Un dialogue piégé – Le Temps N°483 du 14 au 20 juin 2006

la uneLe scénario semble astucieux. Le refus d’un dialogue non exclusif pour certains et inclusif pour d’autres par IDI n’est en fait qu’une malice savamment montée, dictée par ses maîtres à penser : monter les enchères pour créer une fiévreuse psychose dans le camp de l’ennemi; fatiguer au maximum celui-ci pour ensuite lâcher lentement du lest. Entre­temps, dans le camp des politico-militaires, éclateront des dissen­sions, des divisions qui ne sont autres qu’une machination écha­faudée et téléguidée par le pouvoir central qui déjà, aurait suffisamment affaibli l’ennemi. Une stratégie payante, depuis, expéri­mentée par le général au pouvoir. On sait IDI spécialiste de ces coups bas. Faire éclater l’opposition pour ensuite pêcher à coups de millions puisés dans les caisses de l’Etat, certains transfuges sensibles à l’espèce sonnante et trébuchante. Les exemples de ces rebellions étouffées dans l’œuf ou ralliées sans pour autant avoir atteint leurs objectifs et dont les chefs charismatiques ont payé de leurs vies sont légion.

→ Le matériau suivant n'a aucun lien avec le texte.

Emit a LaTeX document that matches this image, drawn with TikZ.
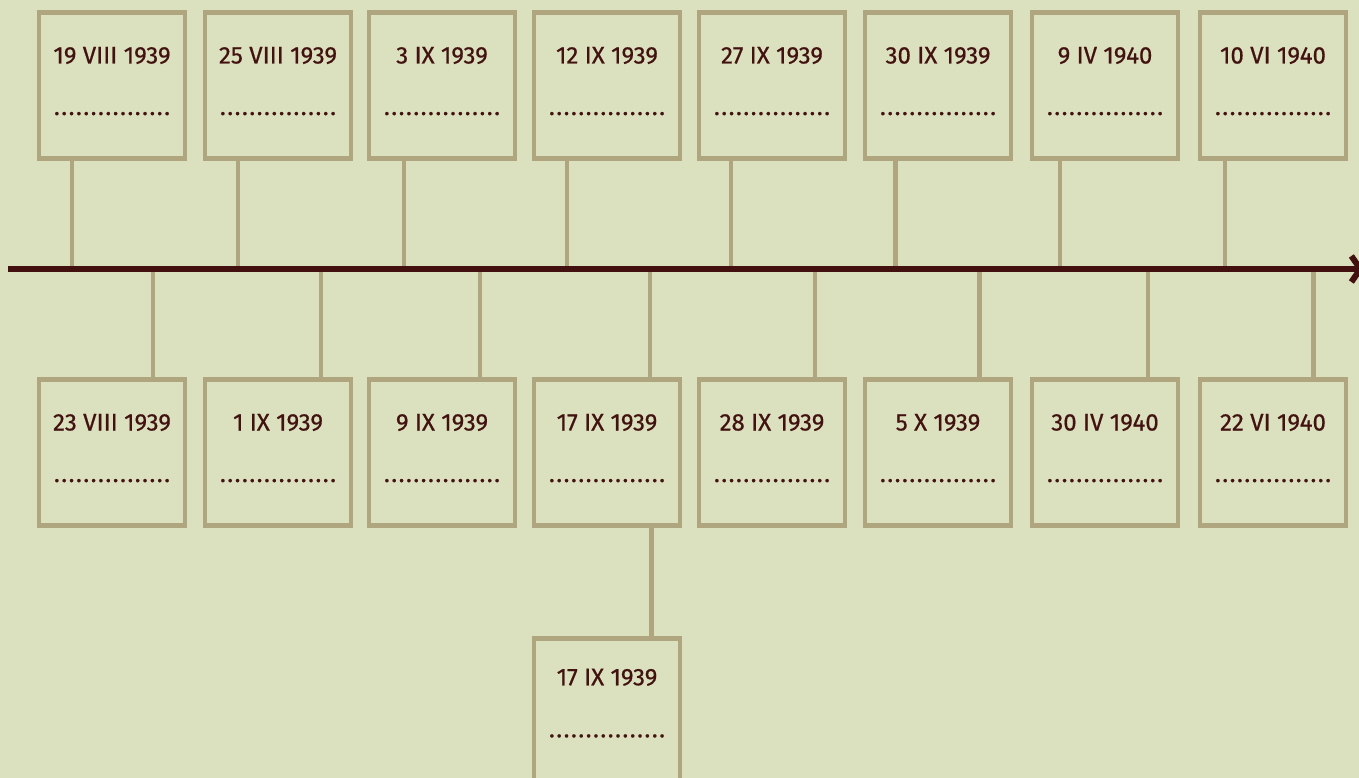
\documentclass[tikz,border=0pt]{standalone}
\usepackage{fontspec}
\usetikzlibrary{arrows.meta}
\newfontfamily\datefont{Fira Sans}[FakeBold=0.6]
\definecolor{bgc}{RGB}{219,224,190}
\definecolor{boxc}{RGB}{175,165,127}
\definecolor{axisc}{RGB}{66,16,14}
\definecolor{txtc}{RGB}{66,18,16}
\newcommand\dotrow{\hbox to 116pt{.\hfill.\hfill.\hfill.\hfill.\hfill.\hfill.\hfill.\hfill.\hfill.\hfill.\hfill.\hfill.\hfill.\hfill.\hfill.}}
\tikzset{
  datebox/.style={rectangle, draw=boxc, fill=bgc, line width=4.7pt, minimum width=146pt, minimum height=146pt, inner sep=0pt, outer sep=0pt},
  link/.style={draw=boxc, line width=4.6pt},
  datelbl/.style={anchor=base, text=txtc, font=\datefont\fontsize{24}{24}\selectfont, inner sep=0pt},
  dotlbl/.style={anchor=base, text=txtc, font=\datefont\fontsize{24}{24}\selectfont, inner sep=0pt},
  axisline/.style={draw=axisc, line width=6pt, -{Straight Barb[length=9pt,width=26pt]}}
}
\begin{document}
\begin{tikzpicture}[x=1pt,y=-1pt]
\fill[bgc] (0,0) rectangle (1359,778);
\useasboundingbox (0,0) rectangle (1359,778);
% axis coordinates
\coordinate (a0) at (8,269);
\coordinate (a1) at (1364,269);
% top attachment points
\coordinate (t1) at (72,269);
\coordinate (t2) at (238,269);
\coordinate (t3) at (404,269);
\coordinate (t4) at (567,269);
\coordinate (t5) at (731,269);
\coordinate (t6) at (895.5,269);
\coordinate (t7) at (1060,269);
\coordinate (t8) at (1225,269);
% bottom attachment points
\coordinate (u1) at (153,269);
\coordinate (u2) at (321,269);
\coordinate (u3) at (480,269);
\coordinate (u4) at (650,269);
\coordinate (u5) at (815,269);
\coordinate (u6) at (979.5,269);
\coordinate (u7) at (1148,269);
\coordinate (u8) at (1313.5,269);
% boxes (positions)
\path
  (112,85.5)  node[datebox] (b1) {}
  (278,85.5)  node[datebox] (b2) {}
  (442,85.5)  node[datebox] (b3) {}
  (607,85.5)  node[datebox] (b4) {}
  (772,85.5)  node[datebox] (b5) {}
  (938,85.5)  node[datebox] (b6) {}
  (1105,85.5) node[datebox] (b7) {}
  (1273,85.5) node[datebox] (b8) {}
  (112,452.5)  node[datebox] (c1) {}
  (278,452.5)  node[datebox] (c2) {}
  (442,452.5)  node[datebox] (c3) {}
  (607,452.5)  node[datebox] (c4) {}
  (772,452.5)  node[datebox] (c5) {}
  (938,452.5)  node[datebox] (c6) {}
  (1105,452.5) node[datebox] (c7) {}
  (1273,452.5) node[datebox] (c8) {}
  (607,711.3)  node[datebox] (d1) {};
% connectors
\foreach \i in {1,...,8} {
  \draw[link] (t\i) -- (t\i |- b\i.south);
  \draw[link] (u\i) -- (u\i |- c\i.north);
}
\draw[link] (c4.south -| 651.5,0) -- (d1.north -| 651.5,0);
% axis
\draw[axisline] (a0) -- (a1);
% redraw boxes on top
\foreach \n in {b1,b2,b3,b4,b5,b6,b7,b8,c1,c2,c3,c4,c5,c6,c7,c8,d1} {
  \path (\n.center) node[datebox] {};
}
% labels
\foreach \n/\t in {b1/19 VIII 1939, b2/25 VIII 1939, b3/3 IX 1939, b4/12 IX 1939, b5/27 IX 1939, b6/30 IX 1939, b7/9 IV 1940, b8/10 VI 1940,
                   c1/23 VIII 1939, c2/1 IX 1939, c3/9 IX 1939, c4/17 IX 1939, c5/28 IX 1939, c6/5 X 1939, c7/30 IV 1940, c8/22 VI 1940} {
  \node[datelbl] (\n t) at ([yshift=-51pt]\n.north) {\t};
  \node[dotlbl] (\n d) at ([yshift=-102.5pt]\n.north) {\dotrow};
}
\node[datelbl] (d1t) at ([yshift=-47pt]d1.north) {17 IX 1939};
\node[dotlbl] (d1d) at ([yshift=-99pt]d1.north) {\dotrow};
\end{tikzpicture}
\end{document}
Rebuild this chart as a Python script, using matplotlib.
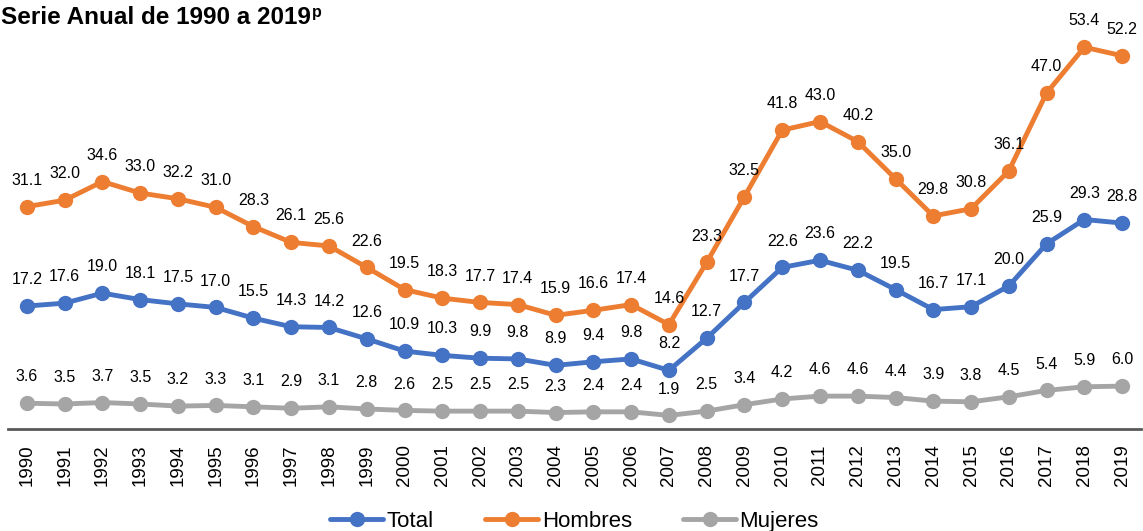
import matplotlib.pyplot as plt

plt.rcParams['font.family'] = ['Liberation Sans', 'DejaVu Sans']

years = [str(y) for y in range(1990, 2020)]
total = [17.2, 17.6, 19.0, 18.1, 17.5, 17.0, 15.5, 14.3, 14.2, 12.6, 10.9, 10.3, 9.9, 9.8, 8.9,
         9.4, 9.8, 8.2, 12.7, 17.7, 22.6, 23.6, 22.2, 19.5, 16.7, 17.1, 20.0, 25.9, 29.3, 28.8]
hombres = [31.1, 32.0, 34.6, 33.0, 32.2, 31.0, 28.3, 26.1, 25.6, 22.6, 19.5, 18.3, 17.7, 17.4, 15.9,
           16.6, 17.4, 14.6, 23.3, 32.5, 41.8, 43.0, 40.2, 35.0, 29.8, 30.8, 36.1, 47.0, 53.4, 52.2]
mujeres = [3.6, 3.5, 3.7, 3.5, 3.2, 3.3, 3.1, 2.9, 3.1, 2.8, 2.6, 2.5, 2.5, 2.5, 2.3,
           2.4, 2.4, 1.9, 2.5, 3.4, 4.2, 4.6, 4.6, 4.4, 3.9, 3.8, 4.5, 5.4, 5.9, 6.0]

series = [('Total', total, '#4472C4'),
          ('Hombres', hombres, '#ED7D31'),
          ('Mujeres', mujeres, '#A5A5A5')]

fig = plt.figure(figsize=(11.43, 5.31), dpi=100)
ax = fig.add_axes([8 / 1143, 102 / 531, 1133 / 1143, 429 / 531])

x = range(len(years))
for name, vals, col in series:
    ax.plot(x, vals, color=col, lw=3.5, marker='o', markersize=10, label=name,
            solid_capstyle='round')
    for xi, v in zip(x, vals):
        ax.annotate(f'{v:.1f}', (xi, v), xytext=(0, 19), textcoords='offset points',
                    ha='center', va='center', fontsize=11.5, color='black')

ax.set_xlim(-0.5, len(years) - 0.5)
ax.set_ylim(0, 60)
ax.set_xticks(list(x))
ax.set_xticklabels(years, rotation=90, fontsize=13.5)
ax.tick_params(axis='x', length=0, pad=11)
ax.set_yticks([])
for s in ['top', 'right', 'left']:
    ax.spines[s].set_visible(False)
ax.spines['bottom'].set_color('#595959')
ax.spines['bottom'].set_linewidth(2)
ax.patch.set_alpha(0)

fig.text(1 / 1143, 1 - 17 / 531, 'Serie Anual de 1990 a 2019', fontsize=17.5, fontweight='bold',
         va='center', ha='left')
fig.text(312 / 1143, 1 - 13 / 531, 'p', fontsize=11.5, fontweight='bold', va='center', ha='left')

ax.legend(loc='center', bbox_to_anchor=(0.5, -0.215), ncol=3, frameon=False, fontsize=16,
          handlelength=2.4, handletextpad=0.15, columnspacing=2.3)

fig.savefig('out.png', dpi=100)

Au Tchad, depuis 1990, les rebellions ont toutes failli soit tra­hies par des mercenaires à la solde du régime, soit attirées par le gain facile: Ainsi, des différents dialogues et forum pour la récon­ciliation qui ont eu lieu par le passé, les Tchadiens ne feront qu’un constat d’échec. Sont-ils cette fois-ci à la der des ders de ces inter­minables dialogues de réconciliation ? L’avenir paraît incertain. Car, réclamée depuis 2002 par l’opposition, la proposition de ce forum a été balayée d’un revers de la main par le pouvoir en place. Aujourd’hui, sous la pression de la communauté internationale, le général au pouvoir se dit disposé à dialoguer exclusivement avec l’opposition politique. Pour lui, il est hors de question de tendre la main à l’opposition militaire composée en majeure partie de ses parents qui, d’après lui, ont trahi le clan. Une argumentation qui laisse coi les Tchadiens qui, déçus par 1’expérience du passé, sont aujourd’hui dans leur ensemble disposés à ne plus prêter qu’une vague attention à ces fanfaronnades, ces simulacres de débats nationaux qui, depuis l’avènement du MPS au pouvoir, n’ont rien changé dans leur existence.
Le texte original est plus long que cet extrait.